DATA SUPPLIED:

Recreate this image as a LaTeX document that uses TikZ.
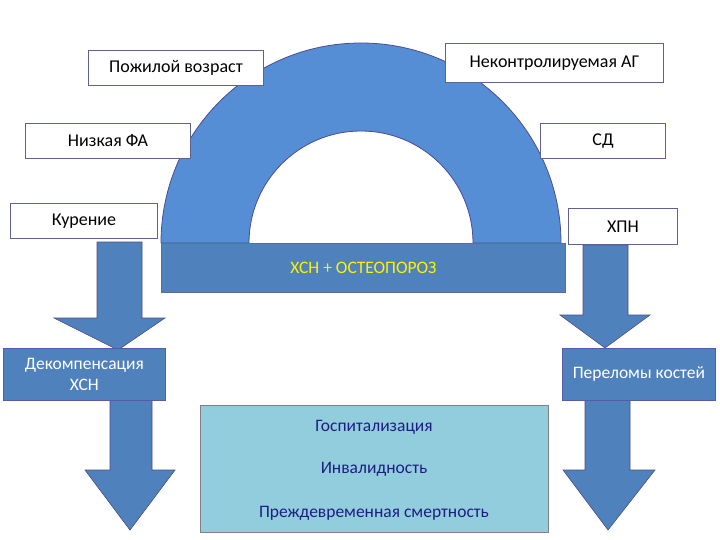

---

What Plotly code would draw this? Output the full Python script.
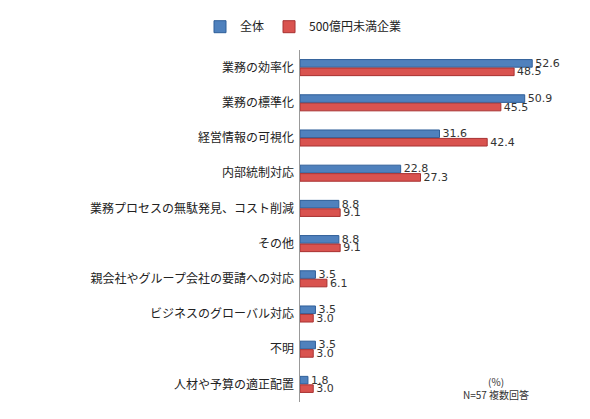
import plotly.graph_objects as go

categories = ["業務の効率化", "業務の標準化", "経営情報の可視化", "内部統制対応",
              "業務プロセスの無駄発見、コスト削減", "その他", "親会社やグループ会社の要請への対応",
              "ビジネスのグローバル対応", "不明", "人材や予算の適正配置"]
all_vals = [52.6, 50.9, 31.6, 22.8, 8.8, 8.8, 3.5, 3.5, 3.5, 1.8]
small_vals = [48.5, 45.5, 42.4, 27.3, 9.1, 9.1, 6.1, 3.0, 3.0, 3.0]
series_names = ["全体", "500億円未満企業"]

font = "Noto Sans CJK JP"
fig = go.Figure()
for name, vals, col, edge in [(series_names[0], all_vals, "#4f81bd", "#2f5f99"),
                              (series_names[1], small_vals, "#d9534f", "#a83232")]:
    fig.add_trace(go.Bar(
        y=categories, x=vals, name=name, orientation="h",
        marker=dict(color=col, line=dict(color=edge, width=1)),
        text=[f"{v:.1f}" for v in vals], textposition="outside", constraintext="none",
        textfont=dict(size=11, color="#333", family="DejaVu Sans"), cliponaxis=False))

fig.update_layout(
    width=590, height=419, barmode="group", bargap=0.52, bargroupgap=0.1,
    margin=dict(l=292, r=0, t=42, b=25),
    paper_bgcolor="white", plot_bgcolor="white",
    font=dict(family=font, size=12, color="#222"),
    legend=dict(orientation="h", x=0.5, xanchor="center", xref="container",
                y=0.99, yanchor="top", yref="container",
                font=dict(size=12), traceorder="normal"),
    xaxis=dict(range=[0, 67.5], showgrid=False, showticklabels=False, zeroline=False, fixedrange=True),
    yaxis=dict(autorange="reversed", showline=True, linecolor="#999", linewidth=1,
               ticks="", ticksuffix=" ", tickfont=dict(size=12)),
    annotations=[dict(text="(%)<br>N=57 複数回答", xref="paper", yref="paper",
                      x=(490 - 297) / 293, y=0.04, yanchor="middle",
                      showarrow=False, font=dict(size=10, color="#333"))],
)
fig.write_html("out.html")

REQUIRED WORK:
Omit all pictures and repeat exactly the lines from the one containing "What Plotly code" through the one containing "import plotly.graph_objects as go", ends included, with nothing added.

REPLY:
What Plotly code would draw this? Output the full Python script.
import plotly.graph_objects as go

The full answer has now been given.